_Exercise objective_: Using the material below, print a verbatim copy of every line from the one containing "Write the Plotly.js code for this chart." through the one containing "const yTitle = 'Normalised Flux';", inclusive, and omit the pictures.

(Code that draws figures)
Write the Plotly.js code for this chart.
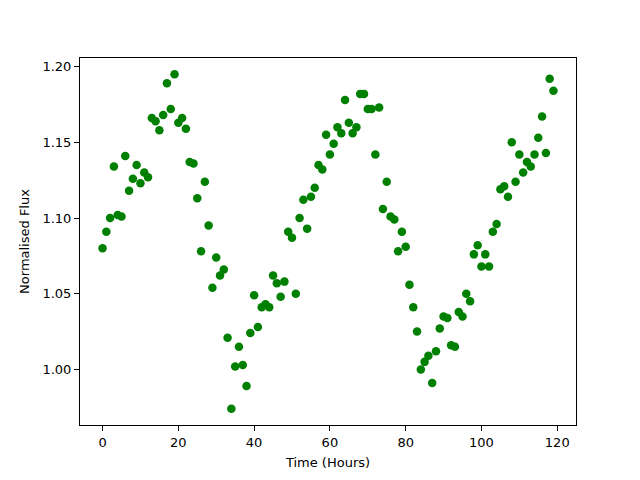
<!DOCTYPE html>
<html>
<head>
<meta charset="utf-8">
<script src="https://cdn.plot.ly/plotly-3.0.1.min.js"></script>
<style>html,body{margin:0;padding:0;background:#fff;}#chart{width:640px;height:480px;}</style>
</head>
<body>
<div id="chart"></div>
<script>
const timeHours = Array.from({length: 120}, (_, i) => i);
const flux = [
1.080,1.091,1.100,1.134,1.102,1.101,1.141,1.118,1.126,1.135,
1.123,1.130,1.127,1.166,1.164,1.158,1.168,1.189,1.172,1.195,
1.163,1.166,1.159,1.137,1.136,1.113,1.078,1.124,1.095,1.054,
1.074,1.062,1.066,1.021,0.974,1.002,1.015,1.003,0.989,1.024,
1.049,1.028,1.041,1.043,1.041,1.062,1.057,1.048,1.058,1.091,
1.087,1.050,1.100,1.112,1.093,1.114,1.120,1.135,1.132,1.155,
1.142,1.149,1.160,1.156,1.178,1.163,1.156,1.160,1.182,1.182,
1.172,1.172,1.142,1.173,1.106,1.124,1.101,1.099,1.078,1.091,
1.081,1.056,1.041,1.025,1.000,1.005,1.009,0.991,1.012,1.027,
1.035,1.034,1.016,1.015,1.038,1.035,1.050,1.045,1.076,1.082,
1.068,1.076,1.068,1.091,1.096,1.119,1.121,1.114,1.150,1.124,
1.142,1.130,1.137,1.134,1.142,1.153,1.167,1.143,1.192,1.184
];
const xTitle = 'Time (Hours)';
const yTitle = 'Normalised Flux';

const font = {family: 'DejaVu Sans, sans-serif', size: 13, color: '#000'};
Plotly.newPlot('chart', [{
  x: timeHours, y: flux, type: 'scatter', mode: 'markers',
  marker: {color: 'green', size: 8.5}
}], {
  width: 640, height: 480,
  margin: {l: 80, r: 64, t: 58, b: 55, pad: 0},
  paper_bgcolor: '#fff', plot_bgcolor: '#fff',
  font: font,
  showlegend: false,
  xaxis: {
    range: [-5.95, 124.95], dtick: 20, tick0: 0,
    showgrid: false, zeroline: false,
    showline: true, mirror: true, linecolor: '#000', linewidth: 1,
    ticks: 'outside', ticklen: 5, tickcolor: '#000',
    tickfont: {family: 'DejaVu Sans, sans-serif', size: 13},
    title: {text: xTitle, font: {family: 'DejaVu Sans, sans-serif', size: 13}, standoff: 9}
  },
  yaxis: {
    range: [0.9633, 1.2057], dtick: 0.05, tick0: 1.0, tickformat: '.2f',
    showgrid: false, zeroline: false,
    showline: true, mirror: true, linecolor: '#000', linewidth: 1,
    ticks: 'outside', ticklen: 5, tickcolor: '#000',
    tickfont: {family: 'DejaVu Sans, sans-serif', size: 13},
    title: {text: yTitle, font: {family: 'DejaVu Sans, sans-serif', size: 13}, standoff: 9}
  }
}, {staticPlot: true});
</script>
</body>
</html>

--

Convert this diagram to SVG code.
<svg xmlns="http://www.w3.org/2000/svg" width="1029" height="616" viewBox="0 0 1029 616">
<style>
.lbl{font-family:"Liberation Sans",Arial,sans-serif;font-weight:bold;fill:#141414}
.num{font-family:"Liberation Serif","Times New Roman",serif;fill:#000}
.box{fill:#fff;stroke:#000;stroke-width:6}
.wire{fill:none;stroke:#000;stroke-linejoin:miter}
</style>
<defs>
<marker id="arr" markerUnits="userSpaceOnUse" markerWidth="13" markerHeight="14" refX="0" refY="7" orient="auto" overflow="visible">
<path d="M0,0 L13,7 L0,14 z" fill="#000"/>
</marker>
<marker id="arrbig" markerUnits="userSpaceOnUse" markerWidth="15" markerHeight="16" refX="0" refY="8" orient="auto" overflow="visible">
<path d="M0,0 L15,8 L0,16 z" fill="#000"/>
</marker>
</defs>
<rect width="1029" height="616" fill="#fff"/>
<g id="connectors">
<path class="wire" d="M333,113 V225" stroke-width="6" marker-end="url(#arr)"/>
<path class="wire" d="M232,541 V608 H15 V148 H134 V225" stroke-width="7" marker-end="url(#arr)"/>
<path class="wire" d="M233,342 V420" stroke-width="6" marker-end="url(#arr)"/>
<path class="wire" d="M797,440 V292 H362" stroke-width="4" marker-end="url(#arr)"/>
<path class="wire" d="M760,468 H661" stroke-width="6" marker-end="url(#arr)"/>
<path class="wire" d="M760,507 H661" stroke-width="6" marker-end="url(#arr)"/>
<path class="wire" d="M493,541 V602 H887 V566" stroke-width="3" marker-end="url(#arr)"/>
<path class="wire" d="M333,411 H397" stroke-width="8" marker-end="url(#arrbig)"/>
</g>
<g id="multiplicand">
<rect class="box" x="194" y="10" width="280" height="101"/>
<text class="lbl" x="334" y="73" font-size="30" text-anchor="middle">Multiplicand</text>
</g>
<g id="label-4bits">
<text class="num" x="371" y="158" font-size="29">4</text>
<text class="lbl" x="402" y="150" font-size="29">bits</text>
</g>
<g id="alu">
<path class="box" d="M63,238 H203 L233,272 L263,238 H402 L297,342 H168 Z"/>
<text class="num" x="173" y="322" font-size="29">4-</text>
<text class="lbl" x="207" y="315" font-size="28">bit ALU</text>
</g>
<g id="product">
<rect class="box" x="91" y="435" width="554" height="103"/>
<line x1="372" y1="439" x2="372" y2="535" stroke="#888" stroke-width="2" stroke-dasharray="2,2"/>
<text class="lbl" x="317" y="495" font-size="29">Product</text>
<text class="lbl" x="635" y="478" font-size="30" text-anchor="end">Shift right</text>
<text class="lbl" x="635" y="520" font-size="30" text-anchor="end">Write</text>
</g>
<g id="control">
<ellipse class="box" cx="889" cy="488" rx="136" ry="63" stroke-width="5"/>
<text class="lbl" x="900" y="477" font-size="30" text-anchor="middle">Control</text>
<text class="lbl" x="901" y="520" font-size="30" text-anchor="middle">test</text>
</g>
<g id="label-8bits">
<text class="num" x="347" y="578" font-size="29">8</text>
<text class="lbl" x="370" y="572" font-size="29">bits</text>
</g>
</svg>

--

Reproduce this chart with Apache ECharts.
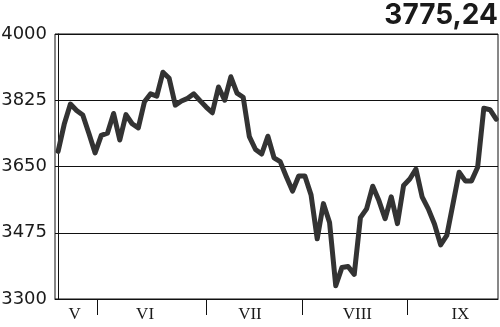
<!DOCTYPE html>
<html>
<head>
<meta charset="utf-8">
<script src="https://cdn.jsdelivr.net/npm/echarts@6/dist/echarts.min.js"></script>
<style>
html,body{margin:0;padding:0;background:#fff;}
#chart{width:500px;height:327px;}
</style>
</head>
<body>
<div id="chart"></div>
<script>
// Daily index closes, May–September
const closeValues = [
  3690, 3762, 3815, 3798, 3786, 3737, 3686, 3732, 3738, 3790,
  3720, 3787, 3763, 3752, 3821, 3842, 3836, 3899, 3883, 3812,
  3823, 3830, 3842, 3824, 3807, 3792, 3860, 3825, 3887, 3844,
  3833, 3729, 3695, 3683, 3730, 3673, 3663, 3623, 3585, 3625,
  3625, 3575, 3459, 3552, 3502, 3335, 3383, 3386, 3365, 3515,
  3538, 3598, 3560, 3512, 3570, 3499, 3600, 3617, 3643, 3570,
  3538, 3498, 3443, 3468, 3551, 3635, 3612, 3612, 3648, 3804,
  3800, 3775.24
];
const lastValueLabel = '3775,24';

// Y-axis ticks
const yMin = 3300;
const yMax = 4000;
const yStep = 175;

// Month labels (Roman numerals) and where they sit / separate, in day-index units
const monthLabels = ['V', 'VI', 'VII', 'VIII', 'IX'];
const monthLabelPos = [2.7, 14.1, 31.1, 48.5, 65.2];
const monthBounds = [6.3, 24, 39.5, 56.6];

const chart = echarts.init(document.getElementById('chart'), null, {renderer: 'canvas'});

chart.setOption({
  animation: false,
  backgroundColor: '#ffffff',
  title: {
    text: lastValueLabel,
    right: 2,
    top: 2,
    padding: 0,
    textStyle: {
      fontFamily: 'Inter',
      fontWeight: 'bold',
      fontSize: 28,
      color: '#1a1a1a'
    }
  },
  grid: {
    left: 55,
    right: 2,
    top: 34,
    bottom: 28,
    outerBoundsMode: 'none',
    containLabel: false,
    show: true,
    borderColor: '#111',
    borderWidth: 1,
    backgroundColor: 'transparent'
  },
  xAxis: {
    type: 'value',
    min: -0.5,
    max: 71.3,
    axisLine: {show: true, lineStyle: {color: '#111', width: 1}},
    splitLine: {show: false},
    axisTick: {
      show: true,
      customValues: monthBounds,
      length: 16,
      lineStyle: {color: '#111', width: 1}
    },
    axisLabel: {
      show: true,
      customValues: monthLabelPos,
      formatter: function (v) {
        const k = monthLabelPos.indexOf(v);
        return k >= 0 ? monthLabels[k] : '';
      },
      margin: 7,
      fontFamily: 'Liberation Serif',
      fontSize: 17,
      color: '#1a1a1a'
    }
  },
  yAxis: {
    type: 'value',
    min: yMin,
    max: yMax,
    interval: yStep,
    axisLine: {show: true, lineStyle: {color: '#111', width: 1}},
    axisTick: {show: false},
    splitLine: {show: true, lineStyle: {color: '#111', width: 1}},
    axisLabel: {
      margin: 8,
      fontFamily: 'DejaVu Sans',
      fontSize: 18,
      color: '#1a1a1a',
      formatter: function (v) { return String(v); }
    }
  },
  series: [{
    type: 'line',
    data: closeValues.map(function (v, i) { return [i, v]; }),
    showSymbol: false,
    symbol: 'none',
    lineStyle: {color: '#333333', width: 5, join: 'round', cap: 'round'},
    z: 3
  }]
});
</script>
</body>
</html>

_Full response_:
Write the Plotly.js code for this chart.
<!DOCTYPE html>
<html>
<head>
<meta charset="utf-8">
<script src="https://cdn.plot.ly/plotly-3.0.1.min.js"></script>
<style>html,body{margin:0;padding:0;background:#fff;}#chart{width:640px;height:480px;}</style>
</head>
<body>
<div id="chart"></div>
<script>
const timeHours = Array.from({length: 120}, (_, i) => i);
const flux = [
1.080,1.091,1.100,1.134,1.102,1.101,1.141,1.118,1.126,1.135,
1.123,1.130,1.127,1.166,1.164,1.158,1.168,1.189,1.172,1.195,
1.163,1.166,1.159,1.137,1.136,1.113,1.078,1.124,1.095,1.054,
1.074,1.062,1.066,1.021,0.974,1.002,1.015,1.003,0.989,1.024,
1.049,1.028,1.041,1.043,1.041,1.062,1.057,1.048,1.058,1.091,
1.087,1.050,1.100,1.112,1.093,1.114,1.120,1.135,1.132,1.155,
1.142,1.149,1.160,1.156,1.178,1.163,1.156,1.160,1.182,1.182,
1.172,1.172,1.142,1.173,1.106,1.124,1.101,1.099,1.078,1.091,
1.081,1.056,1.041,1.025,1.000,1.005,1.009,0.991,1.012,1.027,
1.035,1.034,1.016,1.015,1.038,1.035,1.050,1.045,1.076,1.082,
1.068,1.076,1.068,1.091,1.096,1.119,1.121,1.114,1.150,1.124,
1.142,1.130,1.137,1.134,1.142,1.153,1.167,1.143,1.192,1.184
];
const xTitle = 'Time (Hours)';
const yTitle = 'Normalised Flux';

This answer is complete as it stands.